> TO BE DONE: Count every line where "this" shows up, and give that number only.

[Entries with chart source code]
■ ■ ■ ■ ■ ■ ■

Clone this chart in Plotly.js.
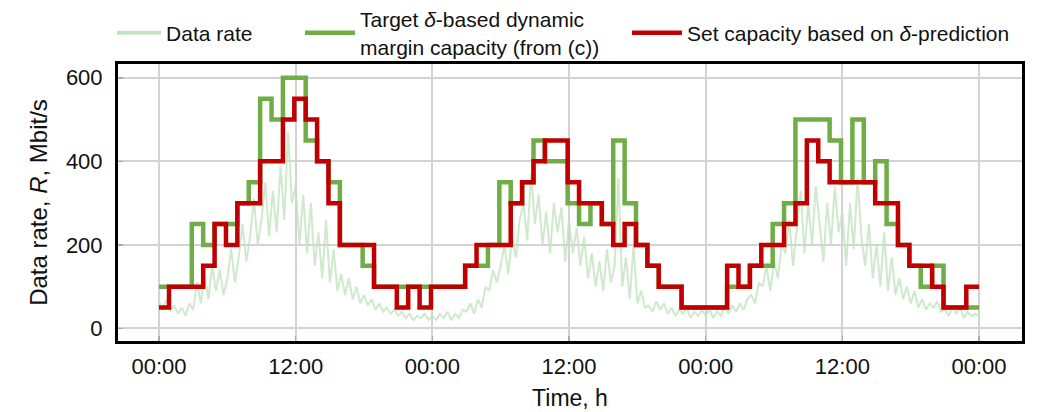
<!DOCTYPE html>
<html>
<head>
<meta charset="utf-8">
<script src="https://cdn.plot.ly/plotly-3.0.1.min.js"></script>
<style>html,body{margin:0;padding:0;background:#fff}#chart{width:1038px;height:412px}</style>
</head>
<body>
<div id="chart"></div>
<script>
// Hour index of each capacity step (72 hourly steps over 3 days)
const hours = [];
for (let h = 0; h < 72; h++) hours.push(h);

// Set capacity based on delta-prediction (Mbit/s), one value per hour
const setCapacity = [
  50,100,100,100,150,250,200,300,300,400,400,500,550,500,400,300,200,200,200,100,100,50,100,50,
  100,100,100,150,200,200,200,300,350,400,450,450,350,300,300,250,200,250,200,150,100,100,50,50,
  50,50,150,100,150,200,200,250,300,450,400,350,350,350,350,300,300,200,150,150,100,50,50,100
];

// Target delta-based dynamic margin capacity (Mbit/s), one value per hour
const targetCapacity = [
  100,100,100,250,200,250,250,300,350,550,500,600,600,450,400,350,200,200,150,100,100,100,100,100,
  100,100,100,150,150,200,350,300,350,450,400,400,300,250,300,250,450,300,200,150,100,100,50,50,
  50,50,100,100,150,150,250,300,500,500,500,450,350,500,350,400,250,200,150,100,150,50,50,50
];

// Measured data rate (Mbit/s), three samples per hour
const dataRate = [
  65,45,70, 40,55,35, 50,30,60, 45,110,60, 130,70,150, 90,140,80, 120,190,110, 170,250,160,
  220,310,200, 260,350,220, 330,230,390, 260,470,300, 340,200,320, 180,300,150, 230,120,260, 110,190,90,
  130,80,120, 70,100,60, 80,55,70, 45,60,40, 50,35,45, 30,40,25, 35,20,30, 25,35,20,
  30,20,35, 25,40,20, 35,25,45, 40,60,35, 70,50,100, 90,140,110, 150,200,130, 220,170,260,
  300,210,370, 250,320,200, 280,180,300, 230,290,160, 260,180,240, 150,220,120, 180,100,160, 90,190,110,
  150,360,100, 170,70,200, 60,90,50, 55,40,65, 45,60,35, 50,30,45, 35,50,25, 40,30,45,
  30,45,25, 40,30,50, 35,55,40, 60,45,70, 80,60,110, 100,150,90, 160,120,200, 180,260,150,
  240,330,180, 300,200,340, 250,160,300, 200,340,230, 280,150,300, 190,360,220, 150,250,120, 200,100,230,
  90,170,80, 120,70,100, 60,90,50, 70,45,60, 50,65,40, 45,30,55, 35,50,25, 40,30,35, 30
];
const samplesPerHour = 3;

const tickHours = [0, 12, 24, 36, 48, 60, 72];
const tickLabels = ["00:00", "12:00", "00:00", "12:00", "00:00", "12:00", "00:00"];

const legendNames = [
  "Data rate",
  "Target <i>δ</i>-based dynamic<br>margin capacity (from (c))",
  "Set capacity based on <i>δ</i>-prediction"
];

// step change times (the steps switch slightly before each full hour)
const stepOffset = 0.12;
const stepX = hours.map(h => h === 0 ? 0 : h - stepOffset).concat([72]);
const setY = setCapacity.concat([setCapacity[setCapacity.length - 1]]);
const tgtY = targetCapacity.concat([targetCapacity[targetCapacity.length - 1]]);
const rateX = dataRate.map((v, i) => i / samplesPerHour);

const rateColor = 'rgba(195,228,192,0.8)';
const traces = [
  {x: rateX, y: dataRate, type: 'scatter', mode: 'lines', name: legendNames[0], showlegend: false,
   line: {color: rateColor, width: 2}},
  // legend-only entry so the key sample is drawn thicker, as in the original
  {x: [null], y: [null], type: 'scatter', mode: 'lines', name: legendNames[0], legend: 'legend',
   line: {color: 'rgba(195,228,192,1)', width: 4}},
  {x: stepX, y: tgtY, type: 'scatter', mode: 'lines', name: legendNames[1], legend: 'legend2',
   line: {color: '#70ad47', width: 4.5, shape: 'hv'}},
  {x: stepX, y: setY, type: 'scatter', mode: 'lines', name: legendNames[2], legend: 'legend3',
   line: {color: '#c00000', width: 4.5, shape: 'hv'}}
];

const font = 'Liberation Sans, Arial, sans-serif';
const legFont = {family: font, size: 21, color: '#111'};
const legBase = {orientation: 'h', yanchor: 'middle', y: 1.112, xanchor: 'left',
                 font: legFont, itemwidth: 44, bgcolor: 'rgba(0,0,0,0)', valign: 'middle'};
const layout = {
  width: 1038, height: 412,
  margin: {l: 118, r: 16, t: 64, b: 71, autoexpand: false},
  paper_bgcolor: '#fff', plot_bgcolor: '#fff',
  font: {family: font, color: '#111', size: 22},
  showlegend: true,
  legend: Object.assign({}, legBase, {x: -0.0066}),
  legend2: Object.assign({}, legBase, {x: 0.2013, itemwidth: 50}),
  legend3: Object.assign({}, legBase, {x: 0.563, itemwidth: 50}),
  xaxis: {
    range: [-3.6, 75.77], tickvals: tickHours, ticktext: tickLabels,
    showgrid: true, gridcolor: '#d3d3d3', gridwidth: 2,
    ticks: 'inside', ticklen: 5, tickcolor: '#aaa', tickwidth: 1.5,
    showline: true, mirror: true, linecolor: '#000', linewidth: 3,
    zeroline: false, ticklabelstandoff: 4,
    tickfont: {family: font, size: 22, color: '#111'},
    title: {text: 'Time, h', font: {family: font, size: 23, color: '#111'}, standoff: 12}
  },
  yaxis: {
    range: [-30, 633], tickvals: [0, 200, 400, 600],
    showgrid: true, gridcolor: '#d3d3d3', gridwidth: 2,
    ticks: 'inside', ticklen: 5, tickcolor: '#aaa', tickwidth: 1.5,
    showline: true, mirror: true, linecolor: '#000', linewidth: 3,
    zeroline: false, ticklabelstandoff: 8,
    tickfont: {family: font, size: 22, color: '#111'},
    title: {text: 'Data rate, <i>R</i>, Mbit/s', font: {family: font, size: 24, color: '#111'}, standoff: 12}
  }
};

Plotly.newPlot('chart', traces, layout, {displayModeBar: false, staticPlot: true});
</script>
</body>
</html>
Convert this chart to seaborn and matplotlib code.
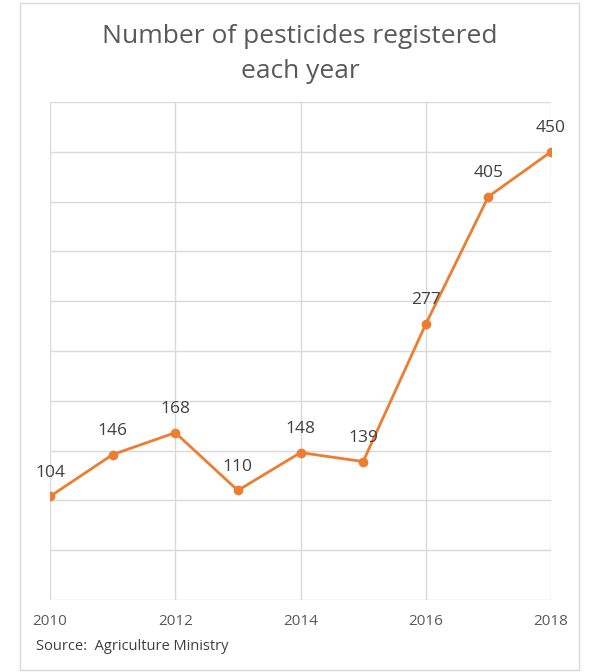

■ ■ ■ ■ ■ ■ ■

> CORRECT RESULT: 2